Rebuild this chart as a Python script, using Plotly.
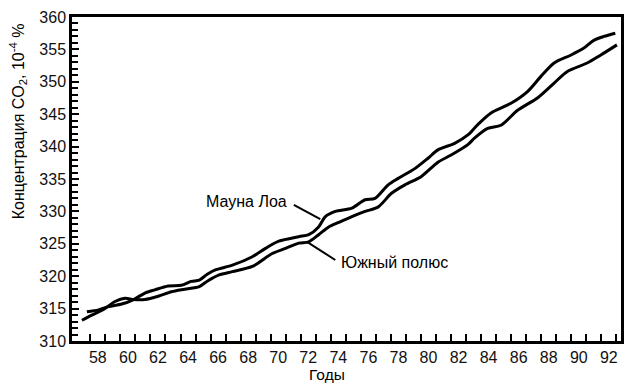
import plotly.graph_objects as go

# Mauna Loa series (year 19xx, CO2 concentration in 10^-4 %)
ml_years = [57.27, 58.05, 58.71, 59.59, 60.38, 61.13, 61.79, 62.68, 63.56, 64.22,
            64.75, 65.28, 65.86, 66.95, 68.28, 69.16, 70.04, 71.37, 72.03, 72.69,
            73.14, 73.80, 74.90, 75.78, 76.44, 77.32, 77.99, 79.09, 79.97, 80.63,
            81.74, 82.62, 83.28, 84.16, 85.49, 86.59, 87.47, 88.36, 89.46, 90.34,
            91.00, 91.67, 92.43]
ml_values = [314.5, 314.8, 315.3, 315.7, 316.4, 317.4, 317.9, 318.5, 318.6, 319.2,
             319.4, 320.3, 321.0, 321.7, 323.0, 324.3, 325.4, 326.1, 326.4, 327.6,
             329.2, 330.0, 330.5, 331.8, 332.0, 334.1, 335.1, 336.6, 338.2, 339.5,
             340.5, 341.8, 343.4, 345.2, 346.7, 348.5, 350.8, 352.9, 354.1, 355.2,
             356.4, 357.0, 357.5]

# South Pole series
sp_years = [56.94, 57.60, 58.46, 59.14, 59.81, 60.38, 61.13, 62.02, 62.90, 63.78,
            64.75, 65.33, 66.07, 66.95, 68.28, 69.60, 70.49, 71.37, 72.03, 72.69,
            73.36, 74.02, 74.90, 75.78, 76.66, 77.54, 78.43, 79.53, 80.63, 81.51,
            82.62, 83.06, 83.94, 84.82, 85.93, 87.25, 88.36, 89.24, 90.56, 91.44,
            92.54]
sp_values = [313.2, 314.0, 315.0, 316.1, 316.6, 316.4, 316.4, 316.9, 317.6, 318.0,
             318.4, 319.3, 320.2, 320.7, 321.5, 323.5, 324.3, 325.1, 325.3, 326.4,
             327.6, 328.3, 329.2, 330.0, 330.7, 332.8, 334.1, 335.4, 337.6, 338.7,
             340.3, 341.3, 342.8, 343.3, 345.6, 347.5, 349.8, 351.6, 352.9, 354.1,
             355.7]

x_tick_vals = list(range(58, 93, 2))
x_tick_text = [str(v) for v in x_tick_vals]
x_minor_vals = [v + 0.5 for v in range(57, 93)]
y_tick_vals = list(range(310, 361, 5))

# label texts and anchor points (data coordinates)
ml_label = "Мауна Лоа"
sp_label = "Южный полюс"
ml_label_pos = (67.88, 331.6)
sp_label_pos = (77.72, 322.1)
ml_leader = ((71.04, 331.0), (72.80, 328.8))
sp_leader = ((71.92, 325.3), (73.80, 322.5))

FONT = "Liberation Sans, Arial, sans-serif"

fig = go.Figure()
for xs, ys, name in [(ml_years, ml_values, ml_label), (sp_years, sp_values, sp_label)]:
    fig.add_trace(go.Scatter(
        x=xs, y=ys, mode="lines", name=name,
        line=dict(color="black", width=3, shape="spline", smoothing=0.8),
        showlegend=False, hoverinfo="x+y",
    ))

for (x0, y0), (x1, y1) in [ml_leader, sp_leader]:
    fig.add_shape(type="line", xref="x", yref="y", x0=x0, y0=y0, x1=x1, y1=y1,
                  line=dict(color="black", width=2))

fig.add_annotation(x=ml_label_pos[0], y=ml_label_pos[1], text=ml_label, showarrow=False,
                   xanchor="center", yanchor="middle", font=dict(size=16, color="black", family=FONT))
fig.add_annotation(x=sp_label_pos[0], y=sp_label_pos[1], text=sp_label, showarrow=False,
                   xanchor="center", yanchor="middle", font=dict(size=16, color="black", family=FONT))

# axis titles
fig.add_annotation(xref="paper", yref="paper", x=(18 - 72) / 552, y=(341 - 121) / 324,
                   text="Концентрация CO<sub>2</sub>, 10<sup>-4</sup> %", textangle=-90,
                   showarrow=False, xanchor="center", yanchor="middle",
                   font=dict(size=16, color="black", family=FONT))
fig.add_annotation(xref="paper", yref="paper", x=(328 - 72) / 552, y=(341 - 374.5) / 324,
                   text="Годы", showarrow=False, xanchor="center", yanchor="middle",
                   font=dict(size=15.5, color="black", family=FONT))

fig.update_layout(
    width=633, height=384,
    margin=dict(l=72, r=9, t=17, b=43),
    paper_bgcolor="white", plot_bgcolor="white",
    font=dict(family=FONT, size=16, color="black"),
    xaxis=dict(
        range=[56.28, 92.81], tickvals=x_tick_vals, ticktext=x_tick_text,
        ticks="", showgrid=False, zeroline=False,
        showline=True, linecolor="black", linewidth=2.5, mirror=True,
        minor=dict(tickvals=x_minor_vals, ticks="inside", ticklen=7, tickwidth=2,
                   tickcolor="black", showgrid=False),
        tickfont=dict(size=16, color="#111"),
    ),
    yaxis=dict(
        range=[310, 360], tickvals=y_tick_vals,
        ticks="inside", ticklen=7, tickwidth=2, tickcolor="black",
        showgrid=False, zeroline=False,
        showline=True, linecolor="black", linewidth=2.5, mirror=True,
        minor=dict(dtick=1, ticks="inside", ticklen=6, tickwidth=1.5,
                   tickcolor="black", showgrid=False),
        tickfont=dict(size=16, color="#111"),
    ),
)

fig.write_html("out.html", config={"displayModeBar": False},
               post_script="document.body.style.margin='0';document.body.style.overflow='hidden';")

================================

Return to the listing above and set it down exactly, leaving out its pictures.

Rebuild this chart as a Python script, using Plotly.
import plotly.graph_objects as go

# Mauna Loa series (year 19xx, CO2 concentration in 10^-4 %)
ml_years = [57.27, 58.05, 58.71, 59.59, 60.38, 61.13, 61.79, 62.68, 63.56, 64.22,
            64.75, 65.28, 65.86, 66.95, 68.28, 69.16, 70.04, 71.37, 72.03, 72.69,
            73.14, 73.80, 74.90, 75.78, 76.44, 77.32, 77.99, 79.09, 79.97, 80.63,
            81.74, 82.62, 83.28, 84.16, 85.49, 86.59, 87.47, 88.36, 89.46, 90.34,
            91.00, 91.67, 92.43]
ml_values = [314.5, 314.8, 315.3, 315.7, 316.4, 317.4, 317.9, 318.5, 318.6, 319.2,
             319.4, 320.3, 321.0, 321.7, 323.0, 324.3, 325.4, 326.1, 326.4, 327.6,
             329.2, 330.0, 330.5, 331.8, 332.0, 334.1, 335.1, 336.6, 338.2, 339.5,
             340.5, 341.8, 343.4, 345.2, 346.7, 348.5, 350.8, 352.9, 354.1, 355.2,
             356.4, 357.0, 357.5]

# South Pole series
sp_years = [56.94, 57.60, 58.46, 59.14, 59.81, 60.38, 61.13, 62.02, 62.90, 63.78,
            64.75, 65.33, 66.07, 66.95, 68.28, 69.60, 70.49, 71.37, 72.03, 72.69,
            73.36, 74.02, 74.90, 75.78, 76.66, 77.54, 78.43, 79.53, 80.63, 81.51,
            82.62, 83.06, 83.94, 84.82, 85.93, 87.25, 88.36, 89.24, 90.56, 91.44,
            92.54]
sp_values = [313.2, 314.0, 315.0, 316.1, 316.6, 316.4, 316.4, 316.9, 317.6, 318.0,
             318.4, 319.3, 320.2, 320.7, 321.5, 323.5, 324.3, 325.1, 325.3, 326.4,
             327.6, 328.3, 329.2, 330.0, 330.7, 332.8, 334.1, 335.4, 337.6, 338.7,
             340.3, 341.3, 342.8, 343.3, 345.6, 347.5, 349.8, 351.6, 352.9, 354.1,
             355.7]

x_tick_vals = list(range(58, 93, 2))
x_tick_text = [str(v) for v in x_tick_vals]
x_minor_vals = [v + 0.5 for v in range(57, 93)]
y_tick_vals = list(range(310, 361, 5))

# label texts and anchor points (data coordinates)
ml_label = "Мауна Лоа"
sp_label = "Южный полюс"
ml_label_pos = (67.88, 331.6)
sp_label_pos = (77.72, 322.1)
ml_leader = ((71.04, 331.0), (72.80, 328.8))
sp_leader = ((71.92, 325.3), (73.80, 322.5))

FONT = "Liberation Sans, Arial, sans-serif"

fig = go.Figure()
for xs, ys, name in [(ml_years, ml_values, ml_label), (sp_years, sp_values, sp_label)]:
    fig.add_trace(go.Scatter(
        x=xs, y=ys, mode="lines", name=name,
        line=dict(color="black", width=3, shape="spline", smoothing=0.8),
        showlegend=False, hoverinfo="x+y",
    ))

for (x0, y0), (x1, y1) in [ml_leader, sp_leader]:
    fig.add_shape(type="line", xref="x", yref="y", x0=x0, y0=y0, x1=x1, y1=y1,
                  line=dict(color="black", width=2))

fig.add_annotation(x=ml_label_pos[0], y=ml_label_pos[1], text=ml_label, showarrow=False,
                   xanchor="center", yanchor="middle", font=dict(size=16, color="black", family=FONT))
fig.add_annotation(x=sp_label_pos[0], y=sp_label_pos[1], text=sp_label, showarrow=False,
                   xanchor="center", yanchor="middle", font=dict(size=16, color="black", family=FONT))

# axis titles
fig.add_annotation(xref="paper", yref="paper", x=(18 - 72) / 552, y=(341 - 121) / 324,
                   text="Концентрация CO<sub>2</sub>, 10<sup>-4</sup> %", textangle=-90,
                   showarrow=False, xanchor="center", yanchor="middle",
                   font=dict(size=16, color="black", family=FONT))
fig.add_annotation(xref="paper", yref="paper", x=(328 - 72) / 552, y=(341 - 374.5) / 324,
                   text="Годы", showarrow=False, xanchor="center", yanchor="middle",
                   font=dict(size=15.5, color="black", family=FONT))

fig.update_layout(
    width=633, height=384,
    margin=dict(l=72, r=9, t=17, b=43),
    paper_bgcolor="white", plot_bgcolor="white",
    font=dict(family=FONT, size=16, color="black"),
    xaxis=dict(
        range=[56.28, 92.81], tickvals=x_tick_vals, ticktext=x_tick_text,
        ticks="", showgrid=False, zeroline=False,
        showline=True, linecolor="black", linewidth=2.5, mirror=True,
        minor=dict(tickvals=x_minor_vals, ticks="inside", ticklen=7, tickwidth=2,
                   tickcolor="black", showgrid=False),
        tickfont=dict(size=16, color="#111"),
    ),
    yaxis=dict(
        range=[310, 360], tickvals=y_tick_vals,
        ticks="inside", ticklen=7, tickwidth=2, tickcolor="black",
        showgrid=False, zeroline=False,
        showline=True, linecolor="black", linewidth=2.5, mirror=True,
        minor=dict(dtick=1, ticks="inside", ticklen=6, tickwidth=1.5,
                   tickcolor="black", showgrid=False),
        tickfont=dict(size=16, color="#111"),
    ),
)

fig.write_html("out.html", config={"displayModeBar": False},
               post_script="document.body.style.margin='0';document.body.style.overflow='hidden';")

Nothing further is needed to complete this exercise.